They've been the subject of several split rumors for months, after they allegedly went two months without seeing one another, but now Keith Urban is once again addressing the fact that he and Nicole Kidman are sometimes forced to be apart, but it isn't something they like to do.

In an interview with The Daily Telegraph (via The Daily Mail), Urban revealed that their 10-year-marriage was still going strong, and discussed that sometimes their careers kept them apart, but they don't always want to have things work out that way, and they tried to limit time apart as much as they could.

"I don't want to be apart from her so we don't tend to be apart very much," he said. "That is not something we work on, it is just something we love to do."

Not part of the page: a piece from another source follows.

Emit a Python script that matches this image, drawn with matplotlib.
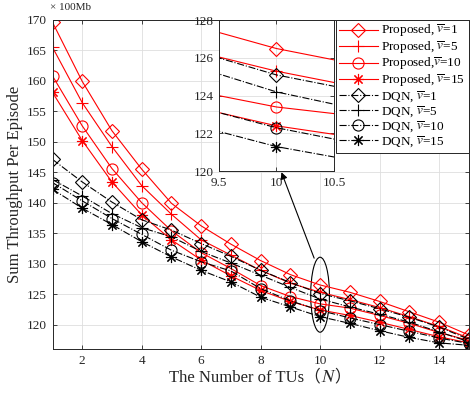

However, he admits they are in the midst of a separation neither one hoped would be as long as it will be, because he is on his Ripcrod tour in Australia, while she works on a movie in New Orleans, Louisiana, and they may be apart for longer than expected.

"This will be the longest stretch because she is filming in New Orleans and the shoot is longer than expected," he said.

As was previously mentioned, the pair have battled split rumors the last few months, after the initial report they hadn't seen each other for so long. They have also made a number of public appearances since then, at the InStyle Awards, CMAs, and some of Kidman's premieres for her movie Lion.

Rumors also claimed they had entered a rehab retreat in a "last-ditch" effort to save their marriage.

Urban has since spoken out about the rumors, slamming the endless reports and speculation and saying that things were often made up because when he and Kidman are able to be together, they spend their time in Nashville, out of the public eye, which makes their lives private and leads to the rumors.

"The fact that we live somewhere where we are not being photographed all the time, the fact that we are not documenting every single thing that we do as a family, we are very private people, it makes you-it makes it possible for people to make up that stuff because you are not alwaus there to defend it," he said at the time.

"But then you get angry, 'Like why do I have to defend this?' The people who come and see us they don't read that stuff. It is gibberish," he added.